— Information provided —
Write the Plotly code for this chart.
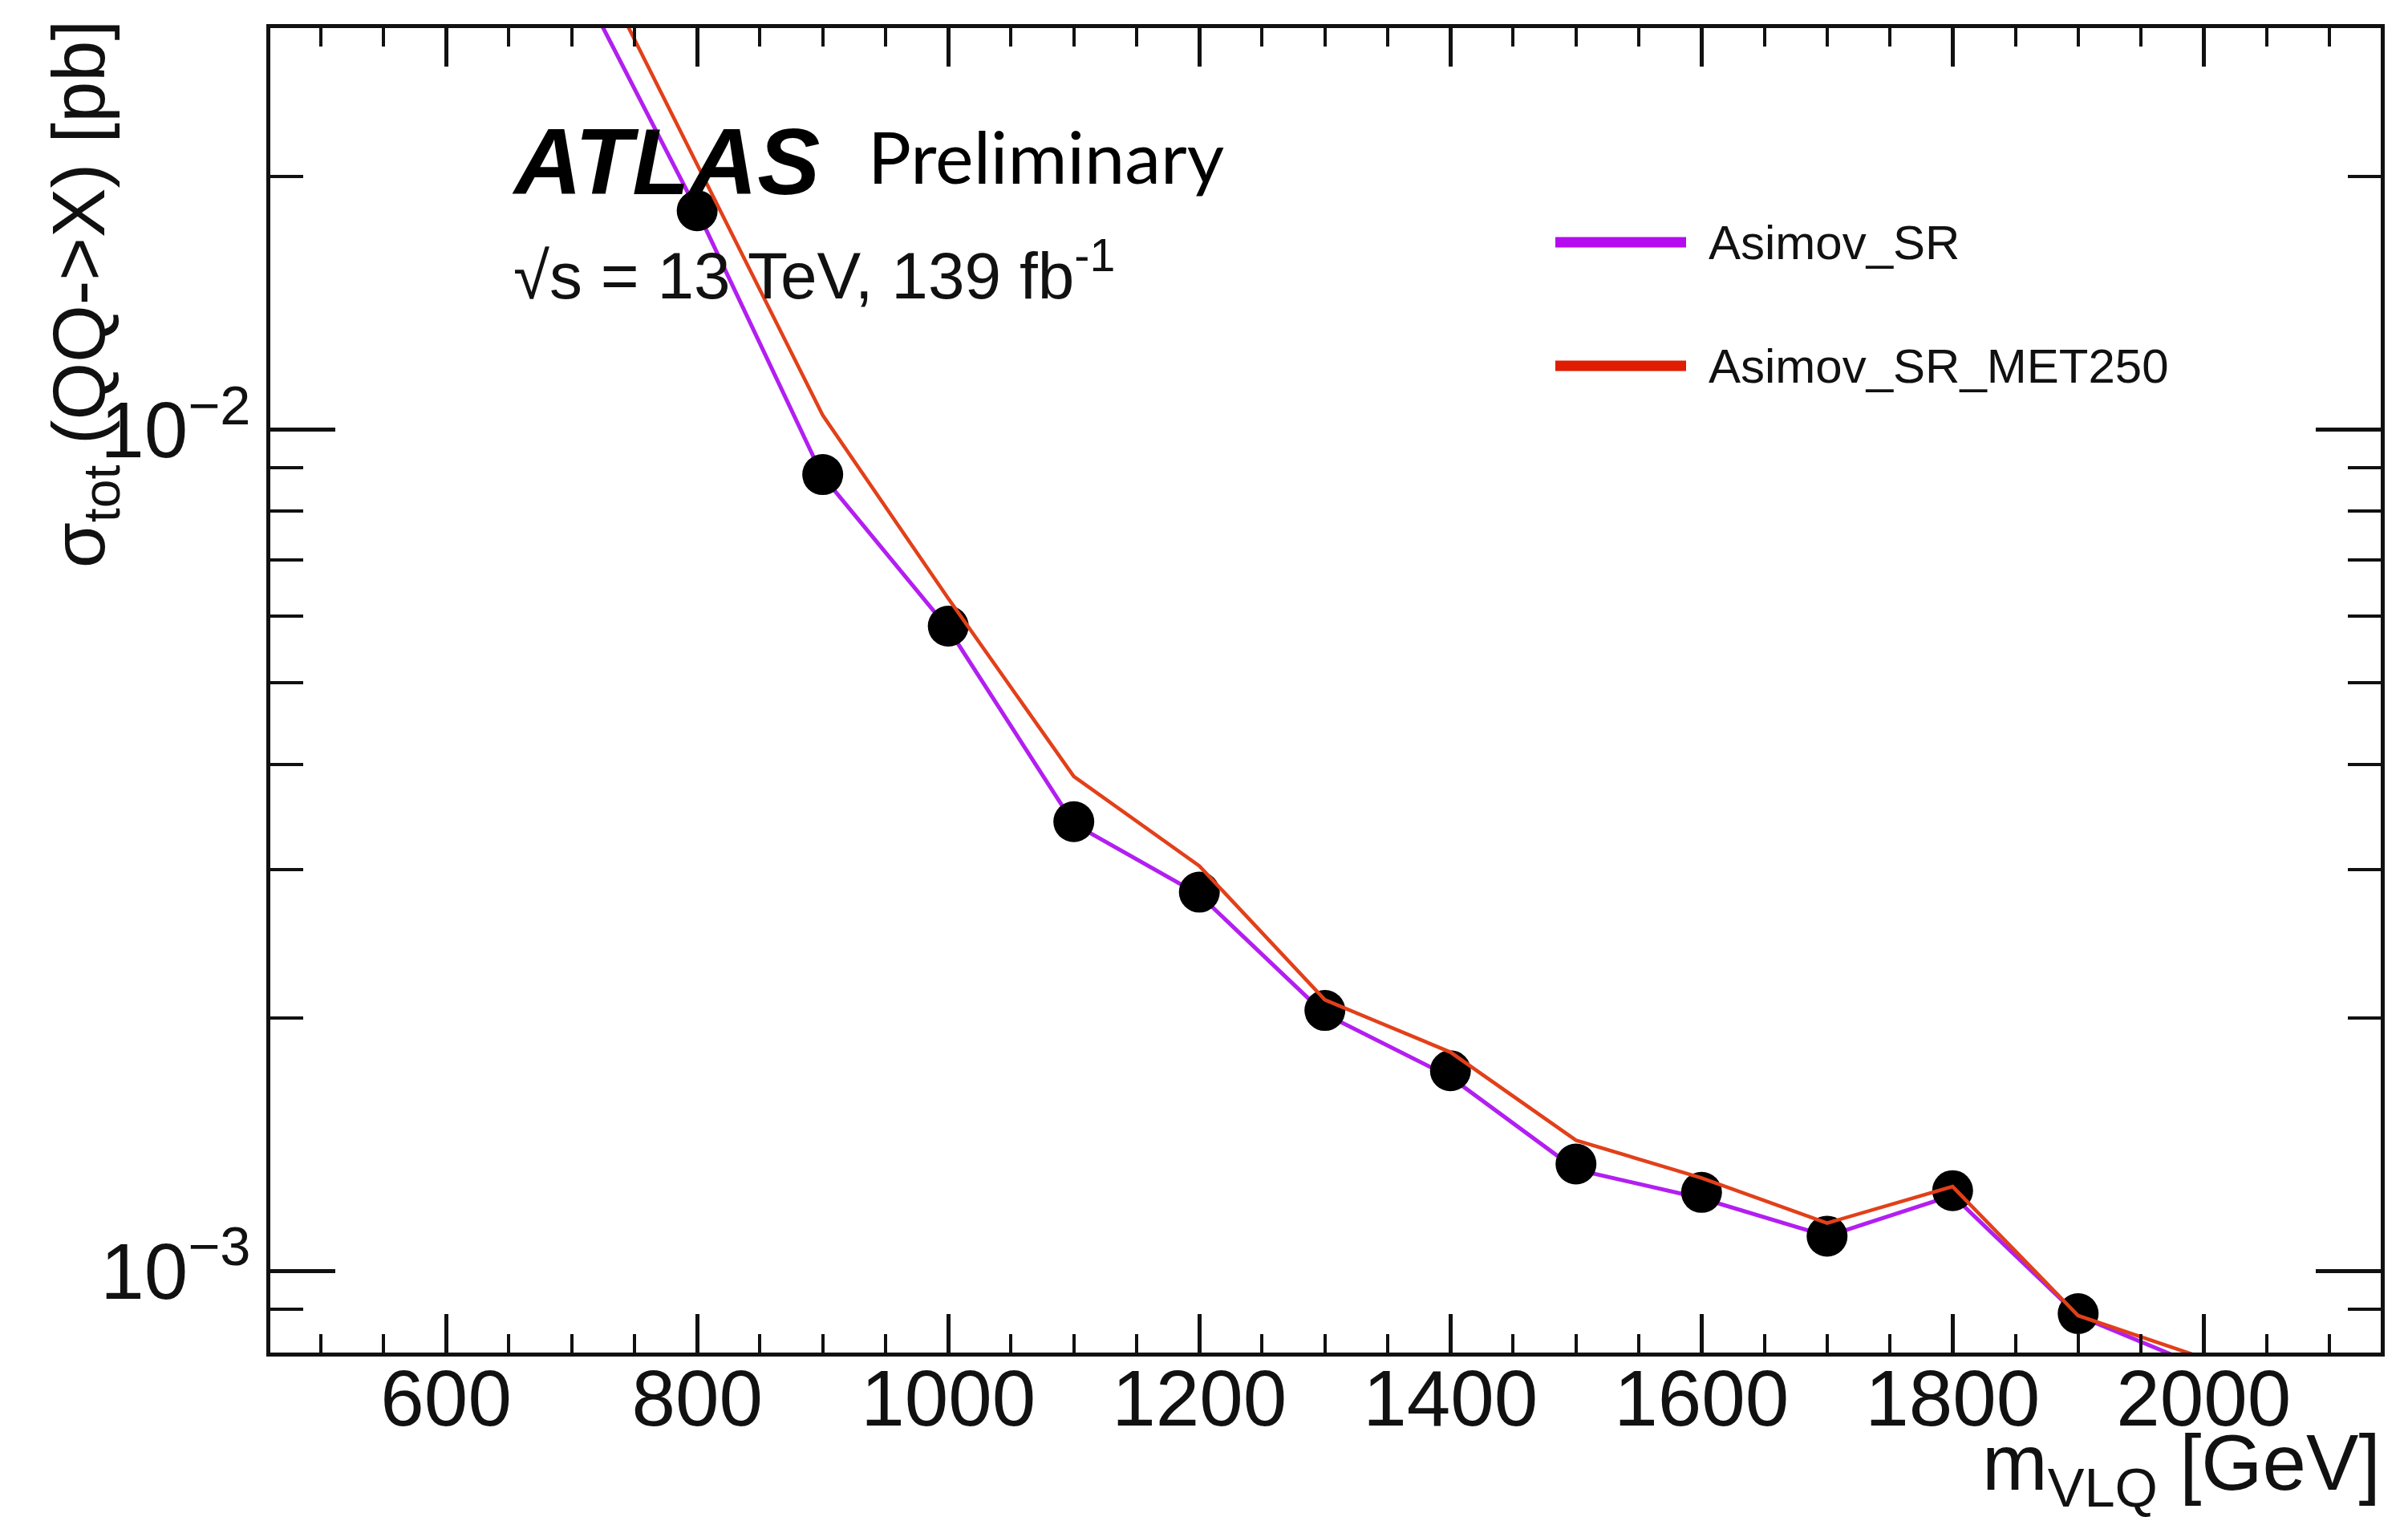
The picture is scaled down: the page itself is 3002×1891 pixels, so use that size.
import plotly.graph_objects as go

# ---------------- data ----------------
mass = [700, 800, 900, 1000, 1100, 1200, 1300, 1400, 1500, 1600, 1700, 1800, 1900, 2000]
xsec_asimov_sr = [0.0355, 0.0182, 0.0088, 0.0058, 0.0034, 0.0028, 0.00202, 0.0017,
                  0.00132, 0.00122, 0.00110, 0.00123, 0.000885, 0.000767]
xsec_asimov_sr_met250 = [0.041, 0.0206, 0.0104, 0.0063, 0.00387, 0.00303, 0.0021, 0.00182,
                         0.00143, 0.00129, 0.00114, 0.00126, 0.000885, 0.000788]
dot_mass = [800, 900, 1000, 1100, 1200, 1300, 1400, 1500, 1600, 1700, 1800, 1900]
dot_xsec = [0.0182, 0.00884, 0.00584, 0.00342, 0.00282, 0.00204, 0.00173,
            0.00134, 0.00124, 0.00110, 0.001246, 0.00089]

series_names = ["Asimov_SR", "Asimov_SR_MET250"]
series_colors = ["#b21ff0", "#e2401a"]
legend_colors = ["#b40cef", "#e01c02"]

x_range = [460, 2141]
x_major = [600, 800, 1000, 1200, 1400, 1600, 1800, 2000]
y_major = [1e-3, 1e-2]
y_major_text = ["10<sup>−3</sup>", "10<sup>−2</sup>"]
y_minor = [9e-4, 2e-3, 3e-3, 4e-3, 5e-3, 6e-3, 7e-3, 8e-3, 9e-3, 2e-2, 3e-2]

# ---------------- geometry ----------------
W, H = 3002, 1891
L, R, T, B = 337, 2968, 35, 1686
PW, PH = R - L, B - T


def px(x):
    return (x - L) / PW


def py(y):
    return (B - y) / PH


FONT = "Liberation Sans, Arial, Helvetica, sans-serif"
INK = "#111111"

fig = go.Figure()
fig.add_trace(go.Scatter(x=mass, y=xsec_asimov_sr, mode="lines",
                         line=dict(color=series_colors[0], width=5),
                         name=series_names[0], showlegend=False))
fig.add_trace(go.Scatter(x=dot_mass, y=dot_xsec, mode="markers",
                         marker=dict(color="black", size=51, line=dict(width=0)),
                         showlegend=False))
fig.add_trace(go.Scatter(x=mass, y=xsec_asimov_sr_met250, mode="lines",
                         line=dict(color=series_colors[1], width=4.5),
                         name=series_names[1], showlegend=False))

axis_common = dict(showline=True, linewidth=5, linecolor=INK, mirror="allticks",
                   ticks="inside", tickcolor=INK, showgrid=False, zeroline=False,
                   tickfont=dict(family=FONT, size=98, color=INK))

fig.update_xaxes(range=x_range, tickmode="array", tickvals=x_major,
                 ticktext=[str(v) for v in x_major], ticklen=48, tickwidth=5,
                 ticklabelstandoff=-32,
                 minor=dict(dtick=50, tick0=0, ticklen=23, tickwidth=4,
                            ticks="inside", tickcolor=INK, showgrid=False),
                 **axis_common)
fig.update_yaxes(type="log", range=[-3.09691, -1.52288], tickmode="array",
                 tickvals=y_major, ticktext=y_major_text, ticklen=81, tickwidth=5,
                 minor=dict(tickmode="array", tickvals=y_minor, ticklen=41, tickwidth=4,
                            ticks="inside", tickcolor=INK, showgrid=False),
                 **axis_common)

ann = []
# axis titles
ann.append(dict(text="m<sub>VLQ</sub> [GeV]", x=px(2970), y=py(1830), xref="paper", yref="paper",
                xanchor="right", yanchor="middle", showarrow=False,
                font=dict(family=FONT, size=98, color=INK)))
ann.append(dict(text="σ<sub>tot</sub> (QQ-&gt;X) [pb]", x=px(105), y=py(367), xref="paper", yref="paper",
                xanchor="center", yanchor="middle", textangle=-90, showarrow=False,
                font=dict(family=FONT, size=92, color=INK)))
# ATLAS label
ann.append(dict(text="<b><i>ATLAS</i></b>", x=px(636), y=py(201), xref="paper", yref="paper",
                xanchor="left", yanchor="middle", showarrow=False,
                font=dict(family=FONT, size=117, color="black")))
ann.append(dict(text="Preliminary", x=px(1080), y=py(194), xref="paper", yref="paper",
                xanchor="left", yanchor="middle", showarrow=False,
                font=dict(family="Lato, sans-serif", size=90, color="black")))
ann.append(dict(text="√s = 13 TeV, 139 fb<sup>-1</sup>", x=px(638), y=py(337), xref="paper", yref="paper",
                xanchor="left", yanchor="middle", showarrow=False,
                font=dict(family=FONT, size=82, color=INK)))

shapes = []
legend_y = [302, 456]
for name, col, ly in zip(series_names, legend_colors, legend_y):
    shapes.append(dict(type="line", xref="paper", yref="paper", x0=px(1939), x1=px(2102),
                       y0=py(ly), y1=py(ly), line=dict(color=col, width=13)))
    ann.append(dict(text=name, x=px(2128), y=py(ly), xref="paper", yref="paper",
                    xanchor="left", yanchor="middle", showarrow=False,
                    font=dict(family=FONT, size=60, color=INK)))

fig.update_layout(width=W, height=H, margin=dict(l=L, r=W - R, t=T, b=H - B),
                  paper_bgcolor="white", plot_bgcolor="white",
                  annotations=ann, shapes=shapes, showlegend=False)

fig.write_html("out.html")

— What is being asked —
All of the material above should be reproduced exactly, except the pictures.

— Task output —
Write the Plotly code for this chart.
The picture is scaled down: the page itself is 3002×1891 pixels, so use that size.
import plotly.graph_objects as go

# ---------------- data ----------------
mass = [700, 800, 900, 1000, 1100, 1200, 1300, 1400, 1500, 1600, 1700, 1800, 1900, 2000]
xsec_asimov_sr = [0.0355, 0.0182, 0.0088, 0.0058, 0.0034, 0.0028, 0.00202, 0.0017,
                  0.00132, 0.00122, 0.00110, 0.00123, 0.000885, 0.000767]
xsec_asimov_sr_met250 = [0.041, 0.0206, 0.0104, 0.0063, 0.00387, 0.00303, 0.0021, 0.00182,
                         0.00143, 0.00129, 0.00114, 0.00126, 0.000885, 0.000788]
dot_mass = [800, 900, 1000, 1100, 1200, 1300, 1400, 1500, 1600, 1700, 1800, 1900]
dot_xsec = [0.0182, 0.00884, 0.00584, 0.00342, 0.00282, 0.00204, 0.00173,
            0.00134, 0.00124, 0.00110, 0.001246, 0.00089]

series_names = ["Asimov_SR", "Asimov_SR_MET250"]
series_colors = ["#b21ff0", "#e2401a"]
legend_colors = ["#b40cef", "#e01c02"]

x_range = [460, 2141]
x_major = [600, 800, 1000, 1200, 1400, 1600, 1800, 2000]
y_major = [1e-3, 1e-2]
y_major_text = ["10<sup>−3</sup>", "10<sup>−2</sup>"]
y_minor = [9e-4, 2e-3, 3e-3, 4e-3, 5e-3, 6e-3, 7e-3, 8e-3, 9e-3, 2e-2, 3e-2]

# ---------------- geometry ----------------
W, H = 3002, 1891
L, R, T, B = 337, 2968, 35, 1686
PW, PH = R - L, B - T


def px(x):
    return (x - L) / PW


def py(y):
    return (B - y) / PH


FONT = "Liberation Sans, Arial, Helvetica, sans-serif"
INK = "#111111"

fig = go.Figure()
fig.add_trace(go.Scatter(x=mass, y=xsec_asimov_sr, mode="lines",
                         line=dict(color=series_colors[0], width=5),
                         name=series_names[0], showlegend=False))
fig.add_trace(go.Scatter(x=dot_mass, y=dot_xsec, mode="markers",
                         marker=dict(color="black", size=51, line=dict(width=0)),
                         showlegend=False))
fig.add_trace(go.Scatter(x=mass, y=xsec_asimov_sr_met250, mode="lines",
                         line=dict(color=series_colors[1], width=4.5),
                         name=series_names[1], showlegend=False))

axis_common = dict(showline=True, linewidth=5, linecolor=INK, mirror="allticks",
                   ticks="inside", tickcolor=INK, showgrid=False, zeroline=False,
                   tickfont=dict(family=FONT, size=98, color=INK))

fig.update_xaxes(range=x_range, tickmode="array", tickvals=x_major,
                 ticktext=[str(v) for v in x_major], ticklen=48, tickwidth=5,
                 ticklabelstandoff=-32,
                 minor=dict(dtick=50, tick0=0, ticklen=23, tickwidth=4,
                            ticks="inside", tickcolor=INK, showgrid=False),
                 **axis_common)
fig.update_yaxes(type="log", range=[-3.09691, -1.52288], tickmode="array",
                 tickvals=y_major, ticktext=y_major_text, ticklen=81, tickwidth=5,
                 minor=dict(tickmode="array", tickvals=y_minor, ticklen=41, tickwidth=4,
                            ticks="inside", tickcolor=INK, showgrid=False),
                 **axis_common)

ann = []
# axis titles
ann.append(dict(text="m<sub>VLQ</sub> [GeV]", x=px(2970), y=py(1830), xref="paper", yref="paper",
                xanchor="right", yanchor="middle", showarrow=False,
                font=dict(family=FONT, size=98, color=INK)))
ann.append(dict(text="σ<sub>tot</sub> (QQ-&gt;X) [pb]", x=px(105), y=py(367), xref="paper", yref="paper",
                xanchor="center", yanchor="middle", textangle=-90, showarrow=False,
                font=dict(family=FONT, size=92, color=INK)))
# ATLAS label
ann.append(dict(text="<b><i>ATLAS</i></b>", x=px(636), y=py(201), xref="paper", yref="paper",
                xanchor="left", yanchor="middle", showarrow=False,
                font=dict(family=FONT, size=117, color="black")))
ann.append(dict(text="Preliminary", x=px(1080), y=py(194), xref="paper", yref="paper",
                xanchor="left", yanchor="middle", showarrow=False,
                font=dict(family="Lato, sans-serif", size=90, color="black")))
ann.append(dict(text="√s = 13 TeV, 139 fb<sup>-1</sup>", x=px(638), y=py(337), xref="paper", yref="paper",
                xanchor="left", yanchor="middle", showarrow=False,
                font=dict(family=FONT, size=82, color=INK)))

shapes = []
legend_y = [302, 456]
for name, col, ly in zip(series_names, legend_colors, legend_y):
    shapes.append(dict(type="line", xref="paper", yref="paper", x0=px(1939), x1=px(2102),
                       y0=py(ly), y1=py(ly), line=dict(color=col, width=13)))
    ann.append(dict(text=name, x=px(2128), y=py(ly), xref="paper", yref="paper",
                    xanchor="left", yanchor="middle", showarrow=False,
                    font=dict(family=FONT, size=60, color=INK)))

fig.update_layout(width=W, height=H, margin=dict(l=L, r=W - R, t=T, b=H - B),
                  paper_bgcolor="white", plot_bgcolor="white",
                  annotations=ann, shapes=shapes, showlegend=False)

fig.write_html("out.html")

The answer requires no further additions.